I got over it just in time. In the just-concluded UAAP season, The Hub and I trooped to the Big Dome for Game 1 of the championship between the Ateneo Blue Eagles and the FEU Tamaraws. I felt like a giddy teenager again, blending into a sea of blue shirts. Team support this time was enormous compared to when I was in college – probably because we lost all the time then.
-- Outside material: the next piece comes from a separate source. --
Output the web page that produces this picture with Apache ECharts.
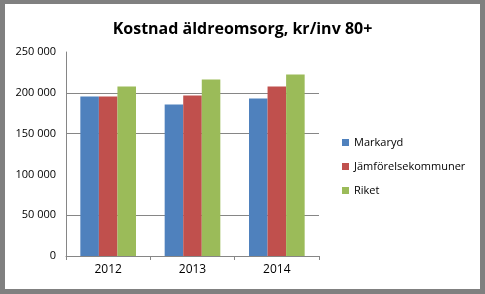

The lower box seats were sold out by the time The Hub and I got to the ticket booth, so to the very top section it was, bad news for my myopic eyes.

It was a dream game from beginning to end. (Of course, FEU would probably beg to differ.) And everything was exactly the same as when I watched our team years and years ago, apart from the fact that we actually won this time: the drums were still loud enough to get even your kidneys to quiver, the cheers were the same even if I still didn’t understand half of them, the sea of blue shirts was still there. I felt so high I could smell sweet smoke.

I had to keep from crowing and crowing about the game afterwards lest The Hub wear his hat again. But the next day, I got the kids to wear blue.

I didn’t make it to Game 2 (where, incidentally, the Blue Eagles won our third consecutive championship) but I did manage to see the last five minutes on TV. A sweet, sweet victory. Blue Eagle the King!